Stated goal |
Return exactly the lines that run from the beginning through the line containing "import * as", both included, and no others.

Data provided |
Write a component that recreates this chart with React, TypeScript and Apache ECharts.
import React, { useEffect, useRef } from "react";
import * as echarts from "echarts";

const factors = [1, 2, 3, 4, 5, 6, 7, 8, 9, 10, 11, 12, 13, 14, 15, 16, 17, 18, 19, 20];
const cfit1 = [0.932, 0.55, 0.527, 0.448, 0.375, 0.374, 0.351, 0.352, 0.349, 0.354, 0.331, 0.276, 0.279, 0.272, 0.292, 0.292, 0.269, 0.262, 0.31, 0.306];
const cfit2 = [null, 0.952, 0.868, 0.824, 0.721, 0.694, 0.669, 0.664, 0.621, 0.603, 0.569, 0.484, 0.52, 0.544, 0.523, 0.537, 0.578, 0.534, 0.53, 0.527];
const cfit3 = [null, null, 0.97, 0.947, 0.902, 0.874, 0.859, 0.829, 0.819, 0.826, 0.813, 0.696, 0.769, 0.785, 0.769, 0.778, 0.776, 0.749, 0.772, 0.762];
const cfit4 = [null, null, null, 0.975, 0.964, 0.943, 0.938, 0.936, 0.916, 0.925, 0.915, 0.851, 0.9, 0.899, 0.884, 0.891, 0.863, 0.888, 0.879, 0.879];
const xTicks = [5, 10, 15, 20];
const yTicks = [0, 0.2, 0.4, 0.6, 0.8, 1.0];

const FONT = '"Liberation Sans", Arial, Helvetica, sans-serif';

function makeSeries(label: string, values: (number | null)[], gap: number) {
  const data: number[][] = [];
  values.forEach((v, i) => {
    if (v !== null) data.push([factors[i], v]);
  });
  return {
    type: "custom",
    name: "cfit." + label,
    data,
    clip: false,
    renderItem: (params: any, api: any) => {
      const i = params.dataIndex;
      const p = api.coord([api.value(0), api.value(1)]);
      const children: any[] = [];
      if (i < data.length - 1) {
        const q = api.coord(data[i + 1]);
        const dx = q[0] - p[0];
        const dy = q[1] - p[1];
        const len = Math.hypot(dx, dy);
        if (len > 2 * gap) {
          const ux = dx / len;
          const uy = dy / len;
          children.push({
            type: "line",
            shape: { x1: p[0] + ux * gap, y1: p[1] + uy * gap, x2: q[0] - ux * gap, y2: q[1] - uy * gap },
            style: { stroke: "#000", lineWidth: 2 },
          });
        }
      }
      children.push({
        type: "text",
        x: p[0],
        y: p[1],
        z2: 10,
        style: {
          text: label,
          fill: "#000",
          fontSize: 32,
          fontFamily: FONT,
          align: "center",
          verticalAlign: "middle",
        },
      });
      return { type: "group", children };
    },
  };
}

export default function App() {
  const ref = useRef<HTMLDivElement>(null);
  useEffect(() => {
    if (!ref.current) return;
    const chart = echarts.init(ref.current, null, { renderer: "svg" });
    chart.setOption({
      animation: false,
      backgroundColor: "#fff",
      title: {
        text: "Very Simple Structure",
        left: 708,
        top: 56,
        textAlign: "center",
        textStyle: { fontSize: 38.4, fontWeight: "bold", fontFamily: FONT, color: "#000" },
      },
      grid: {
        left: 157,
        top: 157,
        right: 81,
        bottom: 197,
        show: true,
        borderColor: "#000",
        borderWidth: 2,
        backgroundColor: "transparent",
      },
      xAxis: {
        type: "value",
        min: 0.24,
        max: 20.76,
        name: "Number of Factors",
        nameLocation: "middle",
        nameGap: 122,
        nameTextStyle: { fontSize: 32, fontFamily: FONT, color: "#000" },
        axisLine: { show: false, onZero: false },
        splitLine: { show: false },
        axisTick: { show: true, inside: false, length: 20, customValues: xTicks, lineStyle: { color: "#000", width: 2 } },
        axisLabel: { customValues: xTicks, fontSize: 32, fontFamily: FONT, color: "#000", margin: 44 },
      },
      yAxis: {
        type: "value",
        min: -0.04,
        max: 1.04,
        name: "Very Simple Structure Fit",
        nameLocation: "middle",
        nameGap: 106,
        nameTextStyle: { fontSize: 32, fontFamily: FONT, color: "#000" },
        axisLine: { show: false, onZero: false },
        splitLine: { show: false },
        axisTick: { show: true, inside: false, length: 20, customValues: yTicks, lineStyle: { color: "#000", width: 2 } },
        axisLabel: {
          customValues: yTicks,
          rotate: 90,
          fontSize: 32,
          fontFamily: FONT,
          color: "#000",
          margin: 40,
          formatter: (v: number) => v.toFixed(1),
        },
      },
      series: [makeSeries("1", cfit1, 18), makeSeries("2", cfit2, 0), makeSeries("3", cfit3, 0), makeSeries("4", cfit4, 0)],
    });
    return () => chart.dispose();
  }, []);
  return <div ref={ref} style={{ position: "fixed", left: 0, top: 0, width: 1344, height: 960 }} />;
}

Task output |
Write a component that recreates this chart with React, TypeScript and Apache ECharts.
import React, { useEffect, useRef } from "react";
import * as echarts from "echarts";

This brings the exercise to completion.